Francis Bacon, Gouache (1929)
Gouache- Guazzo
Il guazzo, noto anche nella forma francese gouache, è un tipo di colore a tempera reso più pesante e opaco con l’aggiunta di un pigmento bianco (per esempio biacca o gesso) mescolato con la gomma arabica (un tempo era preferita la gomma adragante). Il risultato è appunto un colore più coprente e più luminoso rispetto al normale colore a tempera.
Simile alla tempera e all’acrilico, la pittura a gouache si differenzia da entrambe per una serie di elementi, fra cui l’uso di un pigmento bianco ricavato da elementi naturali (come il gesso o il bianco di zinco), e la caratteristica opaca del colore essiccato che conferisce al quadro un’atmosfera ovattata.
Il termine può anche indicare sia la tecnica di pittura che i dipinti eseguiti con questo tipo di colore.
Guazzo deriva dal latino volgare *aquatia, astratto di aquātus oppure da aquātio, -onis “provvisto di acqua”, incrociatosi forse con guado (dal latino vadum, incrociato con il franco *wad).
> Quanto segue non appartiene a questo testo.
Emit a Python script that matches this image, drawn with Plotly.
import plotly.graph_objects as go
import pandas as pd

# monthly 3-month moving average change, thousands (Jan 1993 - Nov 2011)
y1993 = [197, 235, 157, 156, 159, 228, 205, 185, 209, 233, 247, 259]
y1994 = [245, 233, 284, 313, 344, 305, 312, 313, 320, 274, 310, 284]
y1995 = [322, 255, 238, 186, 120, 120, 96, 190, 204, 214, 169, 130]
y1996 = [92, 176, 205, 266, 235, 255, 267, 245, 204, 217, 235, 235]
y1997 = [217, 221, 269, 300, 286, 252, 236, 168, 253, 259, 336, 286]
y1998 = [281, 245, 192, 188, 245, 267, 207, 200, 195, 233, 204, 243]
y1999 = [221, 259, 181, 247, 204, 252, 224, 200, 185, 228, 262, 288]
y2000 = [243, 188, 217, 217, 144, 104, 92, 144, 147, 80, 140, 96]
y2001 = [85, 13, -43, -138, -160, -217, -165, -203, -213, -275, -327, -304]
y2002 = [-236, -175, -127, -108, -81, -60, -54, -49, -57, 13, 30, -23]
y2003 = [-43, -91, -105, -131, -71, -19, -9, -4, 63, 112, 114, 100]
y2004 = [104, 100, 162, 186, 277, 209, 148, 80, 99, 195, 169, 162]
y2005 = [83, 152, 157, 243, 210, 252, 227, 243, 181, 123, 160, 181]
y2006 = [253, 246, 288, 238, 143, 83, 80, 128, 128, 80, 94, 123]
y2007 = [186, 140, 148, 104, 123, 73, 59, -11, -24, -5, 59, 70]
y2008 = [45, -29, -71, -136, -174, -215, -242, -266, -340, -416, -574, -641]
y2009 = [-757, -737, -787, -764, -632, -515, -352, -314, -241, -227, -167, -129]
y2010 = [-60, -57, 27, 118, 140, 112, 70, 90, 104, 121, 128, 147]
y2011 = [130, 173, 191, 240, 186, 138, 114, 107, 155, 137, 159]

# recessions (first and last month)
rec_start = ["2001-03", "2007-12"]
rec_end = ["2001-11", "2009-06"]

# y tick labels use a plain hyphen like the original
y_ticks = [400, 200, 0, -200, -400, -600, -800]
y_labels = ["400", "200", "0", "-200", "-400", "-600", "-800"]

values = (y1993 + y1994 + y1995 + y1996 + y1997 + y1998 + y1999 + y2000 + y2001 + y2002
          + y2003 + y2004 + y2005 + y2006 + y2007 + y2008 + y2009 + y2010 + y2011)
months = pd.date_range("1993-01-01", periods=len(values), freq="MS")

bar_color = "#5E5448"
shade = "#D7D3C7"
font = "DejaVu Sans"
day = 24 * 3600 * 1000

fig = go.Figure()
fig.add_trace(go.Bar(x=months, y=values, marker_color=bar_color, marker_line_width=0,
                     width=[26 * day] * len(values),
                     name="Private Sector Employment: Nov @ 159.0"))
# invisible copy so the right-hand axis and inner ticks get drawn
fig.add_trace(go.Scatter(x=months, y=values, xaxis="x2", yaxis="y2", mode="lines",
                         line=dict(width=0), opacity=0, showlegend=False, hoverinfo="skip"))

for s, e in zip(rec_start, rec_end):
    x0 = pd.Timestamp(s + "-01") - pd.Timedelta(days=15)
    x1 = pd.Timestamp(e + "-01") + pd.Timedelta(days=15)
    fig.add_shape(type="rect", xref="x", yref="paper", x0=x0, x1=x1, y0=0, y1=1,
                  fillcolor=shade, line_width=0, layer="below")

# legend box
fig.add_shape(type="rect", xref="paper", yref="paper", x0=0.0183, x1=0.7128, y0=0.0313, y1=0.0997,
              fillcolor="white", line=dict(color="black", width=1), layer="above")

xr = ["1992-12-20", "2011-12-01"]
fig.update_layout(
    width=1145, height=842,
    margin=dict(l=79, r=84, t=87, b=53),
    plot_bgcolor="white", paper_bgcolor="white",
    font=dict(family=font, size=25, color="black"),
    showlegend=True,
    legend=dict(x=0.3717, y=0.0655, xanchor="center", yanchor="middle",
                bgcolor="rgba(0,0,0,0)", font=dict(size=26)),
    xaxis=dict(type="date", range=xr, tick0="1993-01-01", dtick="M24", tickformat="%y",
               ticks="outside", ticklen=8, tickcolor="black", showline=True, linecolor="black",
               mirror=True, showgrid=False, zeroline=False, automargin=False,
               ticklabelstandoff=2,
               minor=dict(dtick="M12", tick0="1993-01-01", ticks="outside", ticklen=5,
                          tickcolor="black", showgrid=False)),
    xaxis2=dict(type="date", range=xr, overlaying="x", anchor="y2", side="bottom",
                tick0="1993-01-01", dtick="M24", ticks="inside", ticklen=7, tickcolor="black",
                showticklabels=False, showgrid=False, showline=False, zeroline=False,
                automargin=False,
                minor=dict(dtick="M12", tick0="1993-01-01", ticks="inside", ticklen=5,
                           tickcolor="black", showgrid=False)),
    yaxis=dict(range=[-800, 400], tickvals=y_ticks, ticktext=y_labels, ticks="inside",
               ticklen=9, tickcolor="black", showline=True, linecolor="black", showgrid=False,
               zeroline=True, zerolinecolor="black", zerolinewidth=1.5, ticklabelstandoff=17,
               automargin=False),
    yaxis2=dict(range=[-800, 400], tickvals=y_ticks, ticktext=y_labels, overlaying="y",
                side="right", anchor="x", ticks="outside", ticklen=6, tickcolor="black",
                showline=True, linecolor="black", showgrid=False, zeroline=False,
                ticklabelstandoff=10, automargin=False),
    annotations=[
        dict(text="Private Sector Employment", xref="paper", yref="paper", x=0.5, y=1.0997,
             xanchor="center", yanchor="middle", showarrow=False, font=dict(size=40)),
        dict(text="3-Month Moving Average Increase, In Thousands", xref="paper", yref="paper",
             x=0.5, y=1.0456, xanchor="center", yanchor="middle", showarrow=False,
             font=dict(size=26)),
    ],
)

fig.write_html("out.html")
Si diffuse in Francia nel XVIII secolo, anche se di origine più antica essendo già in uso nell’Europa del XVI secolo, ed era utilizzato soprattutto per i bozzetti preparatori dei lavori a olio. Il guazzo infatti, visto ad una certa distanza, somiglia alla pittura a olio e asciugandosi prende un tono perlaceo per il bianco che contiene. Nel XIX secolo si diffuse maggiormente per via dell’impiego nella produzione dei cartelloni pubblicitari.
Con il guazzo è difficile trovare la giusta tonalità perché, quando si asciuga, i colori subiscono variazioni sensibili (in genere le sfumature scure tendono a diventare più chiare e quelle chiare a scurirsi); le difficoltà si accentuano ulteriormente se il lavoro viene eseguito in più riprese.
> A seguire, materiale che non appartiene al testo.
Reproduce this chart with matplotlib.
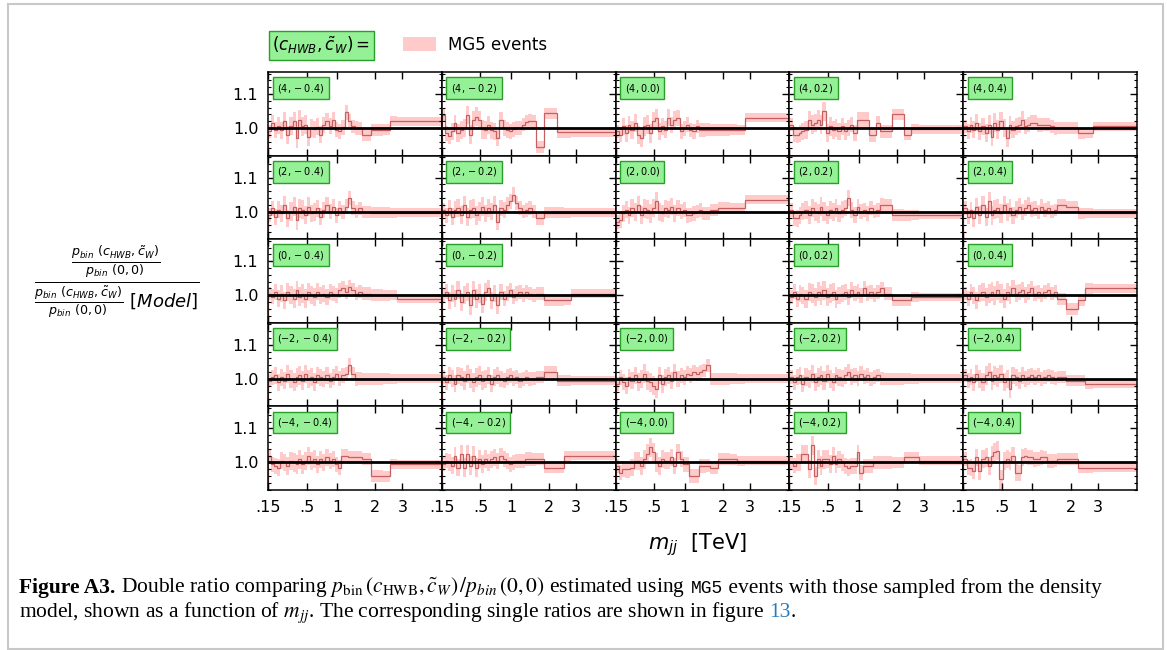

Un altro problema è il rischio della microfessurazione se il pigmento viene steso in strati troppo spessi; l’inconveniente può essere alleviato usando mezzi di ispessimento come l’acquapasto. Può risultare invece molto efficace se applicato alla carta colorata, come per esempio nelle opere di William Turner.
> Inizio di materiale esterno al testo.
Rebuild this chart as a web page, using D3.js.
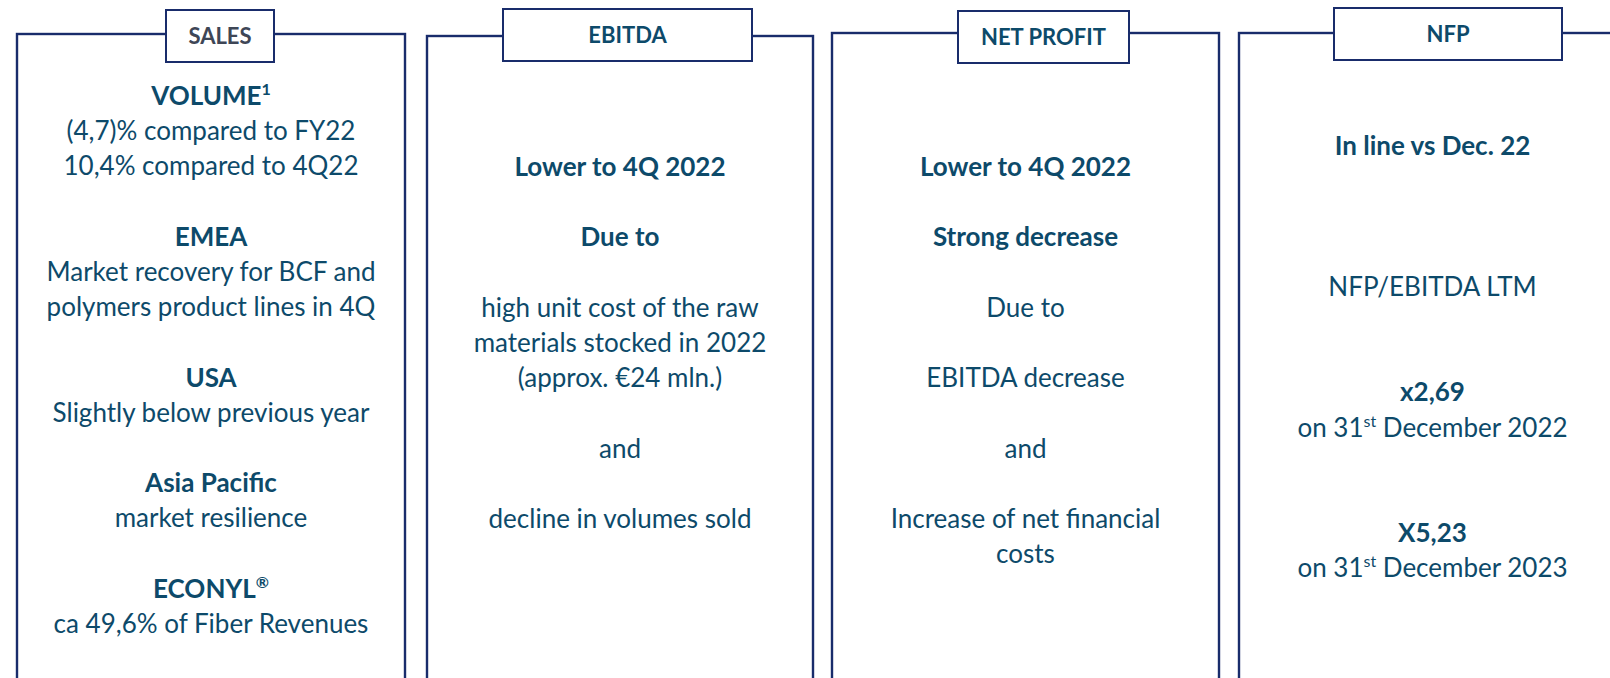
<!DOCTYPE html>
<html>
<head>
<meta charset="utf-8">
<script src="https://cdn.jsdelivr.net/npm/d3@7"></script>
<style>
  html, body { margin: 0; padding: 0; background: #fff; }
  svg { display: block; }
</style>
</head>
<body>
<div id="chart"></div>
<script>
const WIDTH = 1610;
const HEIGHT = 678;

// panel titles
const titles = ['SALES', 'EBITDA', 'NET PROFIT', 'NFP'];

// text of each panel, one entry per line slot ('' = empty line)
// '#' marks a bold line, '^' starts a superscript
const salesLines = [
    '#VOLUME^1', '(4,7)% compared to FY22', '10,4% compared to 4Q22', '',
    '#EMEA', 'Market recovery for BCF and', 'polymers product lines in 4Q', '',
    '#USA', 'Slightly below previous year', '',
    '#Asia Pacific', 'market resilience', '',
    '#ECONYL^®', 'ca 49,6% of Fiber Revenues'
];
const ebitdaLines = [
    '#Lower to 4Q 2022', '',
    '#Due to', '',
    'high unit cost of the raw', 'materials stocked in 2022', '(approx. €24 mln.)', '',
    'and', '',
    'decline in volumes sold'
];
const netProfitLines = [
    '#Lower to 4Q 2022', '',
    '#Strong decrease', '',
    'Due to', '',
    'EBITDA decrease', '',
    'and', '',
    'Increase of net financial', 'costs'
];
const nfpLines = [
    '#In line vs Dec. 22', '', '', '',
    'NFP/EBITDA LTM', '', '',
    '#x2,69', 'on 31^st December 2022', '', '',
    '#X5,23', 'on 31^st December 2023'
];
const panelLines = [salesLines, ebitdaLines, netProfitLines, nfpLines];

// layout (not data)
const boxX = [17, 427, 832, 1239];
const boxW = [388, 386, 387, 387];
const boxTop = [34, 36, 33, 33];
const firstLineY = [96, 167, 167, 146];
const tabs = [
    { x: 166, w: 108, y: 10 },
    { x: 503, w: 249, y: 9 },
    { x: 958, w: 171, y: 11 },
    { x: 1334, w: 228, y: 8 }
];
const LINE_STEP = 35.2;
const TAB_H = 52;

const LINE_COLOR = '#192c6b';
const TEXT_COLOR = '#0d4a6a';
const SALES_COLOR = '#3e4656';
const FONT = 'Lato, "Open Sans", sans-serif';

const svg = d3.select('#chart')
    .append('svg')
    .attr('width', WIDTH)
    .attr('height', HEIGHT);

svg.append('rect')
    .attr('width', WIDTH)
    .attr('height', HEIGHT)
    .attr('fill', '#fff');

const panels = svg.selectAll('g.panel')
    .data(titles.map((t, i) => ({ title: t, i: i, lines: panelLines[i] })))
    .enter().append('g')
    .attr('class', 'panel');

// outer box, open at the bottom of the page
panels.append('rect')
    .attr('x', d => boxX[d.i])
    .attr('y', d => boxTop[d.i])
    .attr('width', d => boxW[d.i])
    .attr('height', HEIGHT + 40)
    .attr('fill', 'none')
    .attr('stroke', LINE_COLOR)
    .attr('stroke-width', 2.4);

// title tab
panels.append('rect')
    .attr('x', d => tabs[d.i].x)
    .attr('y', d => tabs[d.i].y)
    .attr('width', d => tabs[d.i].w)
    .attr('height', TAB_H)
    .attr('fill', '#fff')
    .attr('stroke', LINE_COLOR)
    .attr('stroke-width', 2);

panels.append('text')
    .attr('x', d => tabs[d.i].x + tabs[d.i].w / 2)
    .attr('y', d => tabs[d.i].y + TAB_H / 2 + 8)
    .attr('text-anchor', 'middle')
    .attr('font-family', FONT)
    .attr('font-weight', 'bold')
    .attr('font-size', 22)
    .attr('fill', d => d.i === 0 ? SALES_COLOR : TEXT_COLOR)
    .text(d => d.title);

// body lines
panels.each(function(d) {
    const g = d3.select(this);
    const cx = boxX[d.i] + boxW[d.i] / 2;
    const rows = d.lines
        .map((s, k) => ({ s: s, k: k }))
        .filter(r => r.s !== '');

    const txt = g.selectAll('text.line')
        .data(rows)
        .enter().append('text')
        .attr('class', 'line')
        .attr('x', cx)
        .attr('y', r => firstLineY[d.i] + r.k * LINE_STEP + 9)
        .attr('text-anchor', 'middle')
        .attr('font-family', FONT)
        .attr('font-size', 26)
        .attr('font-weight', r => r.s.startsWith('#') ? 'bold' : 'normal')
        .attr('fill', TEXT_COLOR);

    txt.each(function(r) {
        const el = d3.select(this);
        let s = r.s.replace(/^#/, '');
        const m = s.match(/^(.*?)\^(\S+)(.*)$/);
        if (!m) {
            el.text(s);
            return;
        }
        el.append('tspan').text(m[1]);
        el.append('tspan')
            .attr('font-size', 16)
            .attr('dy', -10)
            .text(m[2]);
        if (m[3]) {
            el.append('tspan')
                .attr('dy', 10)
                .text(m[3]);
        }
    });
});
</script>
</body>
</html>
Molte guide presenti su internet ricalcano il principale difetto della tecnica “a guazzo”, ossia quello di frantumarsi in microfessure una volta che i colori si siano essiccati. Ciò pare sia dovuto alla pastosità degli stessi e al fatto che molti quadri vengono dipinti a più riprese passando uno strato superiore non appena quello sottostante si sia asciugato. Le tele di lino hanno inoltre la capacità di allargare e restringere le maglie in base alle condizioni climatiche, e ciò a lungo andare potrebbe lesionare il lavoro finito. Basterà quindi usare un supporto rigido, come del cartone o del legno, oppure passare uno strato di imprimitura prima di abbozzare il quadro, preparando una miscela di gesso e acqua spennellata ed asciugata. L’imprimitura farà assorbire i colori e renderà rigida la tela di lavoro.
Se invece il quadro dovrà essere realizzato necessariamente a più riprese (ad esempio per creare giochi di luci ed ombre) esistono alcune tecniche che consentono di ispessire il colore rendendolo robusto dopo l’asciugatura. Tra quelle annoverate la più gettonata è quella che utilizza l’acquapasto, ossia un prodotto sotto forma di gel che andrà diluito assieme al colore prescelto. Il medesimo dovrà essere mescolato anche con gomma arabica per ottenere un colore robusto, ma la percentuale di acquapasto varia in base alla miscelazione dei pigmenti.
Il guazzo è il primo tipo di colore ed ancora il più utilizzato per la produzione di decalcomanie e per le scenografie.